▶ [Exercise objective]
Word for word, give the material below again, minus any images.

▶ [Recorded data]
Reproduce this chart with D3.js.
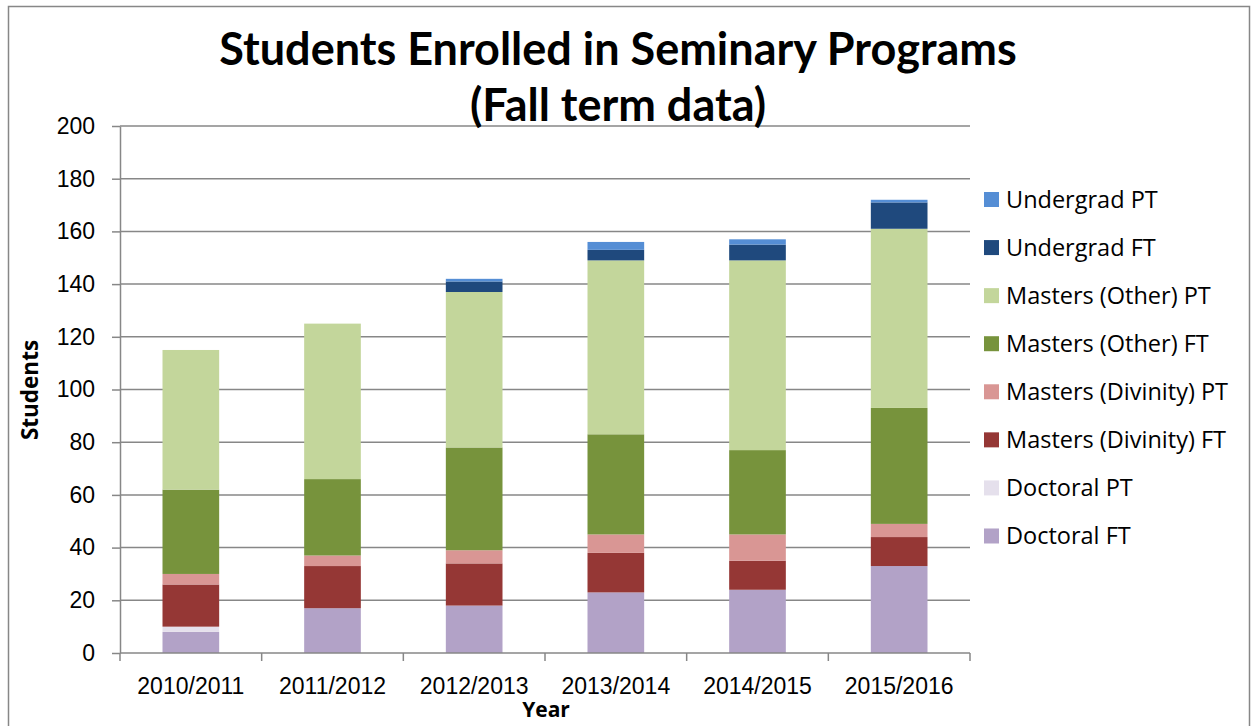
<!DOCTYPE html>
<html>
  <head>
    <meta charset="utf-8">
    <title>Students Enrolled in Seminary Programs</title>
    <script src="https://cdn.jsdelivr.net/npm/d3@7"></script>
    <style>
      body { margin: 0; background: #fff; }
      svg { display: block; font-family: "Open Sans", Lato, sans-serif; }
      .grid line { stroke: #878787; stroke-width: 1.5; }
      .axis path, .axis line { stroke: #878787; stroke-width: 1.5; }
      .axis text { font-size: 23px; fill: #000; }
    </style>
  </head>
  <body>
    <svg id="chart" width="1253" height="726"></svg>

    <script>
      // data
      years = ["2010/2011", "2011/2012", "2012/2013", "2013/2014", "2014/2015", "2015/2016"];
      series = ["Doctoral FT", "Doctoral PT", "Masters (Divinity) FT", "Masters (Divinity) PT",
                "Masters (Other) FT", "Masters (Other) PT", "Undergrad FT", "Undergrad PT"];
      colours = ["#b2a2c7", "#e5e0ec", "#953735", "#d99694", "#77933c", "#c3d69b", "#1f497d", "#558ed5"];

      doctoralFT = [8, 17, 18, 23, 24, 33];
      doctoralPT = [2, 0, 0, 0, 0, 0];
      divinityFT = [16, 16, 16, 15, 11, 11];
      divinityPT = [4, 4, 5, 7, 10, 5];
      otherFT = [32, 29, 39, 38, 32, 44];
      otherPT = [53, 59, 59, 66, 72, 68];
      undergradFT = [0, 0, 4, 4, 6, 10];
      undergradPT = [0, 0, 1, 3, 2, 1];

      yTicks = [0, 20, 40, 60, 80, 100, 120, 140, 160, 180, 200];

      // table for the stack
      values = [doctoralFT, doctoralPT, divinityFT, divinityPT, otherFT, otherPT, undergradFT, undergradPT];
      table = years.map(function(y, i) {
        let row = {year: y};
        series.forEach((s, j) => row[s] = values[j][i]);
        return row;
      });
      stacked = d3.stack().keys(series)(table);

      chart = d3.select("#chart");

      // outer frame
      chart.append("rect")
        .attr("x", 8.5).attr("y", 6.5)
        .attr("width", 1241).attr("height", 730)
        .attr("fill", "none")
        .attr("stroke", "#878787")
        .attr("stroke-width", 1.5);

      margin = {left: 120, right: 970, top: 126, bottom: 653};

      scaleX = d3.scaleBand()
        .domain(years)
        .range([margin.left, margin.right])
        .paddingInner(0.6)
        .paddingOuter(0.3);

      scaleY = d3.scaleLinear()
        .domain([0, 200])
        .range([margin.bottom, margin.top]);

      colour = d3.scaleOrdinal().domain(series).range(colours);

      // gridlines
      chart.append("g")
        .classed("grid", true)
        .selectAll("line")
          .data(yTicks.slice(1))
        .enter().append("line")
          .attr("x1", margin.left)
          .attr("x2", margin.right)
          .attr("y1", d => scaleY(d))
          .attr("y2", d => scaleY(d));

      // bars
      chart.append("g")
        .selectAll("g")
          .data(stacked)
        .enter().append("g")
          .attr("fill", d => colour(d.key))
        .selectAll("rect")
          .data(d => d)
        .enter().append("rect")
          .attr("x", d => scaleX(d.data.year))
          .attr("width", scaleX.bandwidth())
          .attr("y", d => scaleY(d[1]))
          .attr("height", d => scaleY(d[0]) - scaleY(d[1]));

      // y axis
      axisY = d3.axisLeft(scaleY)
        .tickValues(yTicks)
        .tickSize(8)
        .tickSizeOuter(0)
        .tickPadding(17);
      chart.append("g")
        .classed("axis", true)
        .attr("transform", "translate(" + margin.left + ",0)")
        .call(axisY);

      // x axis, ticks at the category boundaries
      chart.append("g")
        .classed("axis", true)
        .attr("transform", "translate(0," + margin.bottom + ")")
        .call(d3.axisBottom(scaleX).tickSize(0).tickPadding(25))
        .call(g => g.select(".domain").attr("d", "M" + margin.left + ",0H" + margin.right))
        .call(g => g.selectAll(".boundary")
          .data(d3.range(years.length + 1))
          .enter().append("line")
            .attr("x1", d => margin.left + d * scaleX.step())
            .attr("x2", d => margin.left + d * scaleX.step())
            .attr("y1", 0)
            .attr("y2", 8));

      // title
      chart.append("text")
        .attr("x", 618).attr("y", 65)
        .attr("text-anchor", "middle")
        .style("font-family", "Lato, sans-serif")
        .style("font-size", "45px")
        .style("font-weight", "bold")
        .text("Students Enrolled in Seminary Programs");
      chart.append("text")
        .attr("x", 618).attr("y", 121)
        .attr("text-anchor", "middle")
        .style("font-family", "Lato, sans-serif")
        .style("font-size", "45px")
        .style("font-weight", "bold")
        .text("(Fall term data)");

      // axis titles
      chart.append("text")
        .attr("transform", "translate(38,390) rotate(-90)")
        .attr("text-anchor", "middle")
        .style("font-size", "22.5px")
        .style("font-weight", "bold")
        .text("Students");
      chart.append("text")
        .attr("x", 546).attr("y", 717)
        .attr("text-anchor", "middle")
        .style("font-size", "21px")
        .style("font-weight", "bold")
        .text("Year");

      // legend, top entry first
      legend = chart.append("g")
        .selectAll("g")
          .data(series.slice().reverse())
        .enter().append("g")
          .attr("transform", (d, i) => "translate(984," + (199.5 + i * 48.07) + ")");
      legend.append("rect")
        .attr("x", 0).attr("y", -7.5)
        .attr("width", 15).attr("height", 15)
        .attr("fill", d => colour(d));
      legend.append("text")
        .attr("x", 22).attr("y", 8)
        .style("font-size", "23.5px")
        .text(d => d);
    </script>
  </body>
</html>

▶ [Task result]
Reproduce this chart with D3.js.
<!DOCTYPE html>
<html>
  <head>
    <meta charset="utf-8">
    <title>Students Enrolled in Seminary Programs</title>
    <script src="https://cdn.jsdelivr.net/npm/d3@7"></script>
    <style>
      body { margin: 0; background: #fff; }
      svg { display: block; font-family: "Open Sans", Lato, sans-serif; }
      .grid line { stroke: #878787; stroke-width: 1.5; }
      .axis path, .axis line { stroke: #878787; stroke-width: 1.5; }
      .axis text { font-size: 23px; fill: #000; }
    </style>
  </head>
  <body>
    <svg id="chart" width="1253" height="726"></svg>

    <script>
      // data
      years = ["2010/2011", "2011/2012", "2012/2013", "2013/2014", "2014/2015", "2015/2016"];
      series = ["Doctoral FT", "Doctoral PT", "Masters (Divinity) FT", "Masters (Divinity) PT",
                "Masters (Other) FT", "Masters (Other) PT", "Undergrad FT", "Undergrad PT"];
      colours = ["#b2a2c7", "#e5e0ec", "#953735", "#d99694", "#77933c", "#c3d69b", "#1f497d", "#558ed5"];

      doctoralFT = [8, 17, 18, 23, 24, 33];
      doctoralPT = [2, 0, 0, 0, 0, 0];
      divinityFT = [16, 16, 16, 15, 11, 11];
      divinityPT = [4, 4, 5, 7, 10, 5];
      otherFT = [32, 29, 39, 38, 32, 44];
      otherPT = [53, 59, 59, 66, 72, 68];
      undergradFT = [0, 0, 4, 4, 6, 10];
      undergradPT = [0, 0, 1, 3, 2, 1];

      yTicks = [0, 20, 40, 60, 80, 100, 120, 140, 160, 180, 200];

      // table for the stack
      values = [doctoralFT, doctoralPT, divinityFT, divinityPT, otherFT, otherPT, undergradFT, undergradPT];
      table = years.map(function(y, i) {
        let row = {year: y};
        series.forEach((s, j) => row[s] = values[j][i]);
        return row;
      });
      stacked = d3.stack().keys(series)(table);

      chart = d3.select("#chart");

      // outer frame
      chart.append("rect")
        .attr("x", 8.5).attr("y", 6.5)
        .attr("width", 1241).attr("height", 730)
        .attr("fill", "none")
        .attr("stroke", "#878787")
        .attr("stroke-width", 1.5);

      margin = {left: 120, right: 970, top: 126, bottom: 653};

      scaleX = d3.scaleBand()
        .domain(years)
        .range([margin.left, margin.right])
        .paddingInner(0.6)
        .paddingOuter(0.3);

      scaleY = d3.scaleLinear()
        .domain([0, 200])
        .range([margin.bottom, margin.top]);

      colour = d3.scaleOrdinal().domain(series).range(colours);

      // gridlines
      chart.append("g")
        .classed("grid", true)
        .selectAll("line")
          .data(yTicks.slice(1))
        .enter().append("line")
          .attr("x1", margin.left)
          .attr("x2", margin.right)
          .attr("y1", d => scaleY(d))
          .attr("y2", d => scaleY(d));

      // bars
      chart.append("g")
        .selectAll("g")
          .data(stacked)
        .enter().append("g")
          .attr("fill", d => colour(d.key))
        .selectAll("rect")
          .data(d => d)
        .enter().append("rect")
          .attr("x", d => scaleX(d.data.year))
          .attr("width", scaleX.bandwidth())
          .attr("y", d => scaleY(d[1]))
          .attr("height", d => scaleY(d[0]) - scaleY(d[1]));

      // y axis
      axisY = d3.axisLeft(scaleY)
        .tickValues(yTicks)
        .tickSize(8)
        .tickSizeOuter(0)
        .tickPadding(17);
      chart.append("g")
        .classed("axis", true)
        .attr("transform", "translate(" + margin.left + ",0)")
        .call(axisY);

      // x axis, ticks at the category boundaries
      chart.append("g")
        .classed("axis", true)
        .attr("transform", "translate(0," + margin.bottom + ")")
        .call(d3.axisBottom(scaleX).tickSize(0).tickPadding(25))
        .call(g => g.select(".domain").attr("d", "M" + margin.left + ",0H" + margin.right))
        .call(g => g.selectAll(".boundary")
          .data(d3.range(years.length + 1))
          .enter().append("line")
            .attr("x1", d => margin.left + d * scaleX.step())
            .attr("x2", d => margin.left + d * scaleX.step())
            .attr("y1", 0)
            .attr("y2", 8));

      // title
      chart.append("text")
        .attr("x", 618).attr("y", 65)
        .attr("text-anchor", "middle")
        .style("font-family", "Lato, sans-serif")
        .style("font-size", "45px")
        .style("font-weight", "bold")
        .text("Students Enrolled in Seminary Programs");
      chart.append("text")
        .attr("x", 618).attr("y", 121)
        .attr("text-anchor", "middle")
        .style("font-family", "Lato, sans-serif")
        .style("font-size", "45px")
        .style("font-weight", "bold")
        .text("(Fall term data)");

      // axis titles
      chart.append("text")
        .attr("transform", "translate(38,390) rotate(-90)")
        .attr("text-anchor", "middle")
        .style("font-size", "22.5px")
        .style("font-weight", "bold")
        .text("Students");
      chart.append("text")
        .attr("x", 546).attr("y", 717)
        .attr("text-anchor", "middle")
        .style("font-size", "21px")
        .style("font-weight", "bold")
        .text("Year");

      // legend, top entry first
      legend = chart.append("g")
        .selectAll("g")
          .data(series.slice().reverse())
        .enter().append("g")
          .attr("transform", (d, i) => "translate(984," + (199.5 + i * 48.07) + ")");
      legend.append("rect")
        .attr("x", 0).attr("y", -7.5)
        .attr("width", 15).attr("height", 15)
        .attr("fill", d => colour(d));
      legend.append("text")
        .attr("x", 22).attr("y", 8)
        .style("font-size", "23.5px")
        .text(d => d);
    </script>
  </body>
</html>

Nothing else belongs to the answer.